» REQUIRED WORK
Extract everything from the first line through the line with "ax.set_ylabel('Station area', fontsize=13, labelpad=2)", both ends included, except for any pictures.

►

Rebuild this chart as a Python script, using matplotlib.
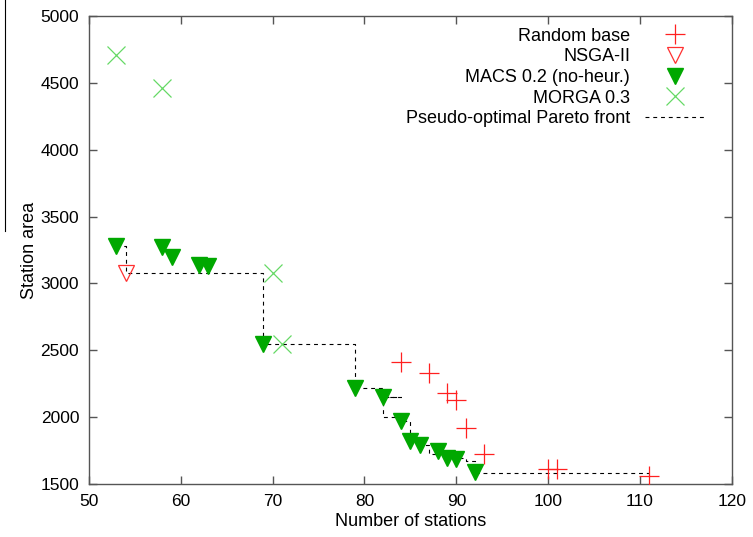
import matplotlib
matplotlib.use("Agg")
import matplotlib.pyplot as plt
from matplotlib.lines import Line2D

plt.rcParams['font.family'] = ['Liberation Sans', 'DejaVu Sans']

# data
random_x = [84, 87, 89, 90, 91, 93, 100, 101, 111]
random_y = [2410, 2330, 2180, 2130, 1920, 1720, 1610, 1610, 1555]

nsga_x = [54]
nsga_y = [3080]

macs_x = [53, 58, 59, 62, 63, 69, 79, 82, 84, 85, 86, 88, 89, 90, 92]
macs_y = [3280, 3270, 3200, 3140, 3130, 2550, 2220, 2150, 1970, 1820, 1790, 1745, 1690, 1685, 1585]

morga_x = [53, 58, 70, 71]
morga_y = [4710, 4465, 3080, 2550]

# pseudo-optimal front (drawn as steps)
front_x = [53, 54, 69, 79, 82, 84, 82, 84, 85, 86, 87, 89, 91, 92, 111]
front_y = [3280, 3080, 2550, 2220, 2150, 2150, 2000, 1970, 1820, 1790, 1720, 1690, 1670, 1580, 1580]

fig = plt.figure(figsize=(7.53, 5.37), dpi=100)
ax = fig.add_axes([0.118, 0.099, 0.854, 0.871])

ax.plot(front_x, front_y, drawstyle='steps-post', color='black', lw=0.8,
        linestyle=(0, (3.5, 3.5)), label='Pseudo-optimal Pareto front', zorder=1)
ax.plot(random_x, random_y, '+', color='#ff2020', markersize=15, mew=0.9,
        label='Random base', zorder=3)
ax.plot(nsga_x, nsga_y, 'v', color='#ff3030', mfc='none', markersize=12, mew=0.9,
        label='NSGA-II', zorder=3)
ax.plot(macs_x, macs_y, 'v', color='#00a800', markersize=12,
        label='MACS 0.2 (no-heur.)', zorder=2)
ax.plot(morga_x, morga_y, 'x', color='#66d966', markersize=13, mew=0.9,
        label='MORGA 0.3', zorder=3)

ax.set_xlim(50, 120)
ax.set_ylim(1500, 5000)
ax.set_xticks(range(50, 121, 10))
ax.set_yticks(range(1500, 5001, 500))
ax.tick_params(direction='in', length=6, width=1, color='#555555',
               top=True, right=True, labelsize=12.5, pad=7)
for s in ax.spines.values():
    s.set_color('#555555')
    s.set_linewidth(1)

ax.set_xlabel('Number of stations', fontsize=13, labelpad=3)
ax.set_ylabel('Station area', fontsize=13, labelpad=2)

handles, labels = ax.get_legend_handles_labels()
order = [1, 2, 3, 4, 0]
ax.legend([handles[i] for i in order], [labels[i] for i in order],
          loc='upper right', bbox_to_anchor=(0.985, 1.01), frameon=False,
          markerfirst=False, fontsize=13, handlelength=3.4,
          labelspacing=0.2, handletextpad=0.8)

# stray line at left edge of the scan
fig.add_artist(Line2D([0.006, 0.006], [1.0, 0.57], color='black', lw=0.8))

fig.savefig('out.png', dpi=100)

◄

» EXERCISE ANSWER
Rebuild this chart as a Python script, using matplotlib.
import matplotlib
matplotlib.use("Agg")
import matplotlib.pyplot as plt
from matplotlib.lines import Line2D

plt.rcParams['font.family'] = ['Liberation Sans', 'DejaVu Sans']

# data
random_x = [84, 87, 89, 90, 91, 93, 100, 101, 111]
random_y = [2410, 2330, 2180, 2130, 1920, 1720, 1610, 1610, 1555]

nsga_x = [54]
nsga_y = [3080]

macs_x = [53, 58, 59, 62, 63, 69, 79, 82, 84, 85, 86, 88, 89, 90, 92]
macs_y = [3280, 3270, 3200, 3140, 3130, 2550, 2220, 2150, 1970, 1820, 1790, 1745, 1690, 1685, 1585]

morga_x = [53, 58, 70, 71]
morga_y = [4710, 4465, 3080, 2550]

# pseudo-optimal front (drawn as steps)
front_x = [53, 54, 69, 79, 82, 84, 82, 84, 85, 86, 87, 89, 91, 92, 111]
front_y = [3280, 3080, 2550, 2220, 2150, 2150, 2000, 1970, 1820, 1790, 1720, 1690, 1670, 1580, 1580]

fig = plt.figure(figsize=(7.53, 5.37), dpi=100)
ax = fig.add_axes([0.118, 0.099, 0.854, 0.871])

ax.plot(front_x, front_y, drawstyle='steps-post', color='black', lw=0.8,
        linestyle=(0, (3.5, 3.5)), label='Pseudo-optimal Pareto front', zorder=1)
ax.plot(random_x, random_y, '+', color='#ff2020', markersize=15, mew=0.9,
        label='Random base', zorder=3)
ax.plot(nsga_x, nsga_y, 'v', color='#ff3030', mfc='none', markersize=12, mew=0.9,
        label='NSGA-II', zorder=3)
ax.plot(macs_x, macs_y, 'v', color='#00a800', markersize=12,
        label='MACS 0.2 (no-heur.)', zorder=2)
ax.plot(morga_x, morga_y, 'x', color='#66d966', markersize=13, mew=0.9,
        label='MORGA 0.3', zorder=3)

ax.set_xlim(50, 120)
ax.set_ylim(1500, 5000)
ax.set_xticks(range(50, 121, 10))
ax.set_yticks(range(1500, 5001, 500))
ax.tick_params(direction='in', length=6, width=1, color='#555555',
               top=True, right=True, labelsize=12.5, pad=7)
for s in ax.spines.values():
    s.set_color('#555555')
    s.set_linewidth(1)

ax.set_xlabel('Number of stations', fontsize=13, labelpad=3)
ax.set_ylabel('Station area', fontsize=13, labelpad=2)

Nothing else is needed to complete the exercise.